## Written instruction:
In the entries below, find the line with "Clone this chart" and the line with "Chart.register(...registerables);", then retype both and everything between them exactly. Do not copy the pictures.

Records with drawing code
▼

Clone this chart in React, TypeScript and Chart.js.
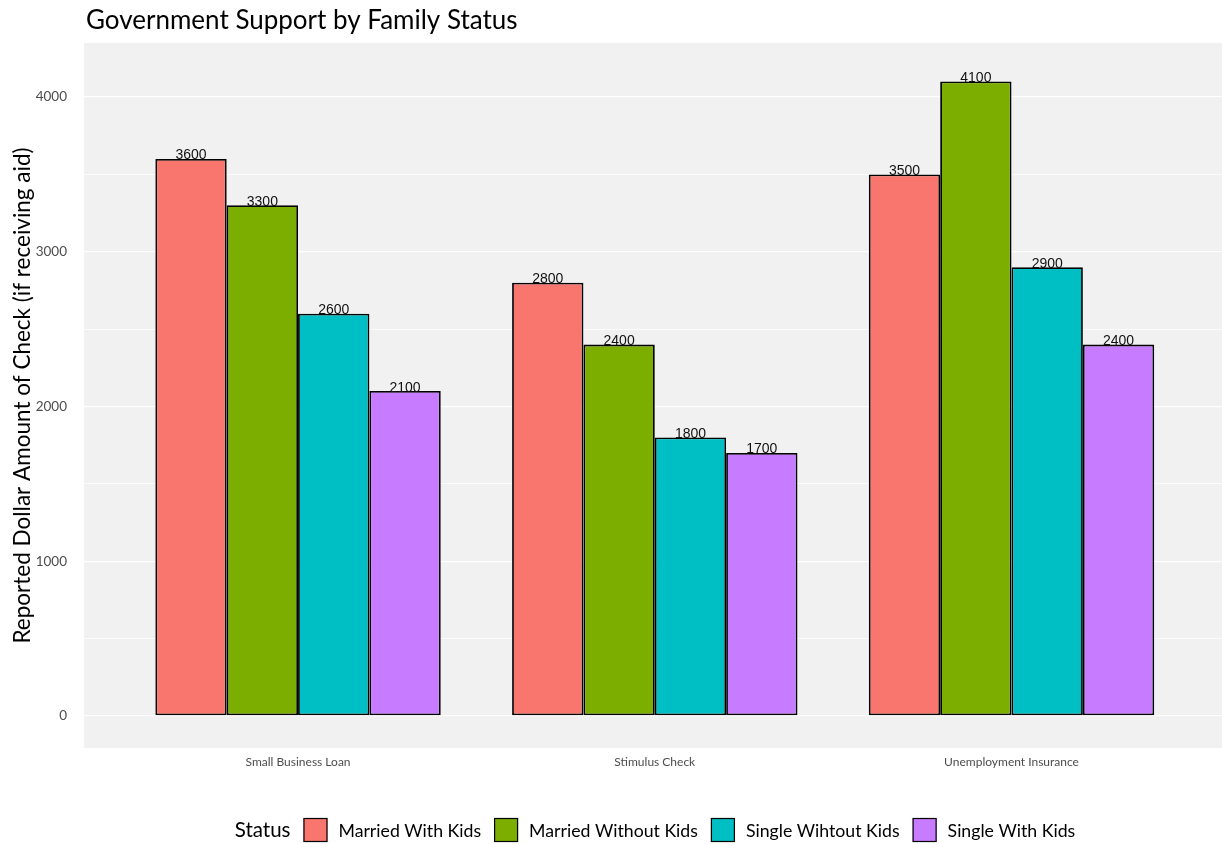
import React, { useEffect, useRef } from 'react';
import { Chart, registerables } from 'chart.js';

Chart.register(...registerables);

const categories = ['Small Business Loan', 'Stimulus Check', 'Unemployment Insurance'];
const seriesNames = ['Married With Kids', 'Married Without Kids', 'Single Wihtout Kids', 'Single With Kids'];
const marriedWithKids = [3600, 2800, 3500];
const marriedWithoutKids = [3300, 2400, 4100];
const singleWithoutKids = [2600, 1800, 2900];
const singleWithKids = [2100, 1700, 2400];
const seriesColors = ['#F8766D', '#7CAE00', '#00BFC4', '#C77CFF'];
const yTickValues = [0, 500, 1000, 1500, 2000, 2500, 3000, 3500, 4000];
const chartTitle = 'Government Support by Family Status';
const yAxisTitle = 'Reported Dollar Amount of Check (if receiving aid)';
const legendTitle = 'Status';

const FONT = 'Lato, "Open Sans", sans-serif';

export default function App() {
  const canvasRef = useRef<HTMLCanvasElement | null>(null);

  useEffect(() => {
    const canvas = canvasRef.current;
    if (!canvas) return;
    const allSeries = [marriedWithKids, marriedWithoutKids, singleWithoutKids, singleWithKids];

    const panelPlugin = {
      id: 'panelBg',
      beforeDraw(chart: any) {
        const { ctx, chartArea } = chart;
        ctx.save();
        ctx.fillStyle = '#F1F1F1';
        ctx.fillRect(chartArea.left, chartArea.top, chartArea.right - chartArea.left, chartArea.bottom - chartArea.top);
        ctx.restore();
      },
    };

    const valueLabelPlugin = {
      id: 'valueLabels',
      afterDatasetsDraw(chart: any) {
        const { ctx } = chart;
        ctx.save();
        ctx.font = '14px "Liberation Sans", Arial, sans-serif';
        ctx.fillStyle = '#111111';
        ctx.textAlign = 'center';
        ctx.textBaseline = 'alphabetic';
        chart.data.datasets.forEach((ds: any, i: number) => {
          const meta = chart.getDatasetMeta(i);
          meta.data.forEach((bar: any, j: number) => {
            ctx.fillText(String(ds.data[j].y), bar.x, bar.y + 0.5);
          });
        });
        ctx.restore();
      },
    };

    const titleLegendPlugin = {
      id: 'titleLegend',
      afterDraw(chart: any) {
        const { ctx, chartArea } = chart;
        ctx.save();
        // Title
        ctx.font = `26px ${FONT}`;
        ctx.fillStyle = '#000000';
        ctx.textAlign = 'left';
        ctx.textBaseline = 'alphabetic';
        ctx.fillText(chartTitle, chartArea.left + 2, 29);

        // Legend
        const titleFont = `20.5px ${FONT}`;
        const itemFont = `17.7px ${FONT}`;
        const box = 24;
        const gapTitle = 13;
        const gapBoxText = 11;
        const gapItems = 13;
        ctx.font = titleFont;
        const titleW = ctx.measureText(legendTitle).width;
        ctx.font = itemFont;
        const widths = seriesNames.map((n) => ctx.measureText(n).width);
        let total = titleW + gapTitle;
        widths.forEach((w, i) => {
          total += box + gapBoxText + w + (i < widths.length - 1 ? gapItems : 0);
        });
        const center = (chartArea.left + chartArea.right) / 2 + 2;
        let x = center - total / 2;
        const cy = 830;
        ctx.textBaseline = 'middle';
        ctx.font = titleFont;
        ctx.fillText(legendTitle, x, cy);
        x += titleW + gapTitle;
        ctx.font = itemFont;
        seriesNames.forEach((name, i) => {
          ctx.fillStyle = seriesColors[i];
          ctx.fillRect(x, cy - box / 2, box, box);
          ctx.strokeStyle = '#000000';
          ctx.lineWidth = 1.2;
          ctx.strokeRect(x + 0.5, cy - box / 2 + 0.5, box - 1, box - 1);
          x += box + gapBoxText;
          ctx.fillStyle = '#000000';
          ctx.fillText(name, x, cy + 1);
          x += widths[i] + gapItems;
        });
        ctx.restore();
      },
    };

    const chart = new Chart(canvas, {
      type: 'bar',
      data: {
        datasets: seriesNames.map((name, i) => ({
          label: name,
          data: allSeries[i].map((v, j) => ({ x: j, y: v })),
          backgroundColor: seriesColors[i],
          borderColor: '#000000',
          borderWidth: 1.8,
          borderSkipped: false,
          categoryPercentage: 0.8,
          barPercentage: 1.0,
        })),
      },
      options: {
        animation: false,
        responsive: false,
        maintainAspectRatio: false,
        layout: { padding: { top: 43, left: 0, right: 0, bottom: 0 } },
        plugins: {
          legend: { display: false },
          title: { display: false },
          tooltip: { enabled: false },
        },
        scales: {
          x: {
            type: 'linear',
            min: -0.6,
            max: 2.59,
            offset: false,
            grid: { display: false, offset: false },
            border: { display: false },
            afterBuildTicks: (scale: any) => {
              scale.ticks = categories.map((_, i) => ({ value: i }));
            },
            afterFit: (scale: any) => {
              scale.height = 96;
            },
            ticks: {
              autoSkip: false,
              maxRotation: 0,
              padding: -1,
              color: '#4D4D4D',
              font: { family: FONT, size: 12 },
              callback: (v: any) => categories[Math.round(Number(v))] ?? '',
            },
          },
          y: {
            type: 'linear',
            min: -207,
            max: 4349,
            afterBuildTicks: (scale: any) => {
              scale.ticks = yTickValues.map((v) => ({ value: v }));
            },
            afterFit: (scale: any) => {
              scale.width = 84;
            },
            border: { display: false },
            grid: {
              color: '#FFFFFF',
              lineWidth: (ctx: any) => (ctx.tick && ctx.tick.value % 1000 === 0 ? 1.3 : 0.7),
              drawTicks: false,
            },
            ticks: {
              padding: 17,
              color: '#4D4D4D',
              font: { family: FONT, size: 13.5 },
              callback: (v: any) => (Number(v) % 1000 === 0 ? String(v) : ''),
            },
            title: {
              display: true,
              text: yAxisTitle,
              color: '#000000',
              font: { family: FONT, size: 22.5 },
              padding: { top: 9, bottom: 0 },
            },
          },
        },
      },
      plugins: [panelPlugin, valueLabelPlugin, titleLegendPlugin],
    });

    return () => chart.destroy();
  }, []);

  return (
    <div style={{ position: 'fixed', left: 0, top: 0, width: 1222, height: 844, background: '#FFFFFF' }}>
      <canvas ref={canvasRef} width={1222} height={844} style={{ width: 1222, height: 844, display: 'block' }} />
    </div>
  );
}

▲
▼

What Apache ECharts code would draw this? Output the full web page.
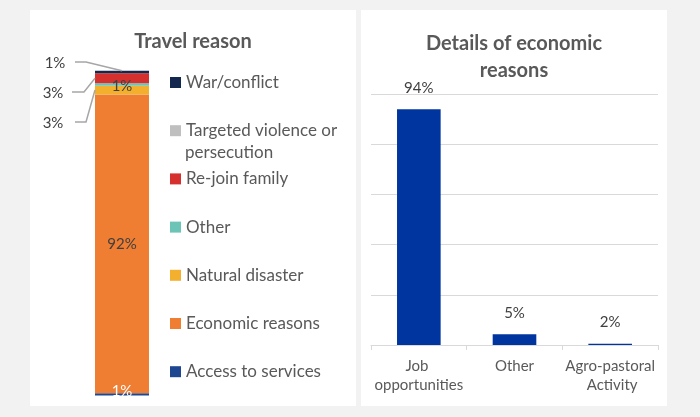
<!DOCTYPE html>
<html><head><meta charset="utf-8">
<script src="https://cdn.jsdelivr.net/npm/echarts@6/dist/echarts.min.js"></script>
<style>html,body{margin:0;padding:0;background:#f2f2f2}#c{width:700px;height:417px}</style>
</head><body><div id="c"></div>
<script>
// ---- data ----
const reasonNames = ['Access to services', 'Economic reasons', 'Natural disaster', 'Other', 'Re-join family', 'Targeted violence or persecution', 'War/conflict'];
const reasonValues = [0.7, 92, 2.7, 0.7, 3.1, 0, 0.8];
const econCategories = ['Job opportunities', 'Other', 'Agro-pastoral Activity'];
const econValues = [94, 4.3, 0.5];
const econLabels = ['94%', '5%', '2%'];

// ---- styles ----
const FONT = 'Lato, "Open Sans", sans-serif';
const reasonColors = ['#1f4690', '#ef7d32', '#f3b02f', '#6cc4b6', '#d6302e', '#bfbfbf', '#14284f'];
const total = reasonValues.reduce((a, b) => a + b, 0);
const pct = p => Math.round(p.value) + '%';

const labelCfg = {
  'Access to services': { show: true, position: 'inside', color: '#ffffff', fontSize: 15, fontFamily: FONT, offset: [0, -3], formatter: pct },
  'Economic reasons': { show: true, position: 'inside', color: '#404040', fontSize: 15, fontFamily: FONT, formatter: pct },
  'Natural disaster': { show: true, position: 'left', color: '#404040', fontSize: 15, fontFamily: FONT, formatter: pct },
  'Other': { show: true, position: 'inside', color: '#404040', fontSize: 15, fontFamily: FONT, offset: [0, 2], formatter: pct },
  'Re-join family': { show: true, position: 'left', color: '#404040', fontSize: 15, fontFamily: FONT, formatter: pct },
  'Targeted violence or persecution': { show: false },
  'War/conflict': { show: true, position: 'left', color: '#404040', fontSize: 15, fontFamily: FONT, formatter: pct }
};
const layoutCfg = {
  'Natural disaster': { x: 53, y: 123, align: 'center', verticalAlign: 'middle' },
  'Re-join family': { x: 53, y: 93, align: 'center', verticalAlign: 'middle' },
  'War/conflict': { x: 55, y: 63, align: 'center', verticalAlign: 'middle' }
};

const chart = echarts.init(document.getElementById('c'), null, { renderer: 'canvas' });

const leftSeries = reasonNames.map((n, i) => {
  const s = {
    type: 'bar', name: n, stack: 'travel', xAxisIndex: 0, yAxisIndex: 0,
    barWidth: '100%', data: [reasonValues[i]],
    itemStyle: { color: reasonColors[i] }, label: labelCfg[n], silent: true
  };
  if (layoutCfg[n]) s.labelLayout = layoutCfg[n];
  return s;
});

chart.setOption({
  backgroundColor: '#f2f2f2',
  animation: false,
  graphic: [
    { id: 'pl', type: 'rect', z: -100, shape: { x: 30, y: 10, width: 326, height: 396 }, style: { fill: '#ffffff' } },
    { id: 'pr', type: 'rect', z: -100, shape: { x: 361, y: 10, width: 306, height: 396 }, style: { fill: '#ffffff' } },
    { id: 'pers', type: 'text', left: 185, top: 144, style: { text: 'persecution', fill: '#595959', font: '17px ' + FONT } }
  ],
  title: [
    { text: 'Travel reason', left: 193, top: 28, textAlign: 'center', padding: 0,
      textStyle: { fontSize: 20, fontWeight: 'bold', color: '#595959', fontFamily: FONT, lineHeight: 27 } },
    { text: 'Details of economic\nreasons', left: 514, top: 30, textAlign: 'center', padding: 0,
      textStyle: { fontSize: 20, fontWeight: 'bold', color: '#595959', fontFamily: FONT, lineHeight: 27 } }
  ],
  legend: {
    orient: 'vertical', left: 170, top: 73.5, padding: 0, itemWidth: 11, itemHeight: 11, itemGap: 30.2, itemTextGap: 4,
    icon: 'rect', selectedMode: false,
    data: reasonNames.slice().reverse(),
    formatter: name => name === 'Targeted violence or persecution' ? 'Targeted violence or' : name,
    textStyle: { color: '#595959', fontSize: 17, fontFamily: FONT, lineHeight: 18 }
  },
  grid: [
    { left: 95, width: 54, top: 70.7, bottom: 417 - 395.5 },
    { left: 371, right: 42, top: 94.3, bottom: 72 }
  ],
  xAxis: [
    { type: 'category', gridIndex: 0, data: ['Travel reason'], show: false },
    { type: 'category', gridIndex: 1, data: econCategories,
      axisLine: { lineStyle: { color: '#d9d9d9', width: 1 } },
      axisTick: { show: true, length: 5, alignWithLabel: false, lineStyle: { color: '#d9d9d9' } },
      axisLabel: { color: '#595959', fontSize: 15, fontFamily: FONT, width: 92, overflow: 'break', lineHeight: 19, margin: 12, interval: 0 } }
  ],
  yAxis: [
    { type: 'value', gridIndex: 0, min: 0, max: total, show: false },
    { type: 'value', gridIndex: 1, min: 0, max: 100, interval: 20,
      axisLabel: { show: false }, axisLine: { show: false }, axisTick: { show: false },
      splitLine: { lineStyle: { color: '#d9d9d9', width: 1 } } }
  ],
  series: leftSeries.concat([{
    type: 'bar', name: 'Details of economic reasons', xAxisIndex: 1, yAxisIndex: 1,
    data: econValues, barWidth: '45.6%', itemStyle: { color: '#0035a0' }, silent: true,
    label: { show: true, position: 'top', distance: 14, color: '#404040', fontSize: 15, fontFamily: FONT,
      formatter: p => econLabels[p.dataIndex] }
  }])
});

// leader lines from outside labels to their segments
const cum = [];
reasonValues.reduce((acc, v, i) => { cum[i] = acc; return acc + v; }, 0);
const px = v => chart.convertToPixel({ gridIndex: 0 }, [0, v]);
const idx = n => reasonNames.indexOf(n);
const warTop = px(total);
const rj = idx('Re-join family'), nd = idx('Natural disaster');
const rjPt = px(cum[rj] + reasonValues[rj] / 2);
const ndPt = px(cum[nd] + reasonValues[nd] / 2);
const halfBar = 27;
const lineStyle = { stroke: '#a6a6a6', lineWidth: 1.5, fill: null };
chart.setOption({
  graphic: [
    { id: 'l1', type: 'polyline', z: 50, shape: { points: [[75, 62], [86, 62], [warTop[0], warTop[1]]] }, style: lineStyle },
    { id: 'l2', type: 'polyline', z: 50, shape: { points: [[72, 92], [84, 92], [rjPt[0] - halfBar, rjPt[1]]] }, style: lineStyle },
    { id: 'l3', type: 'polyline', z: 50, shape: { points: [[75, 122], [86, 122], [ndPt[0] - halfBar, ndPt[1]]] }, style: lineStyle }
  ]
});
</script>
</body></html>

▲

## Solution for this task:
Clone this chart in React, TypeScript and Chart.js.
import React, { useEffect, useRef } from 'react';
import { Chart, registerables } from 'chart.js';

Chart.register(...registerables);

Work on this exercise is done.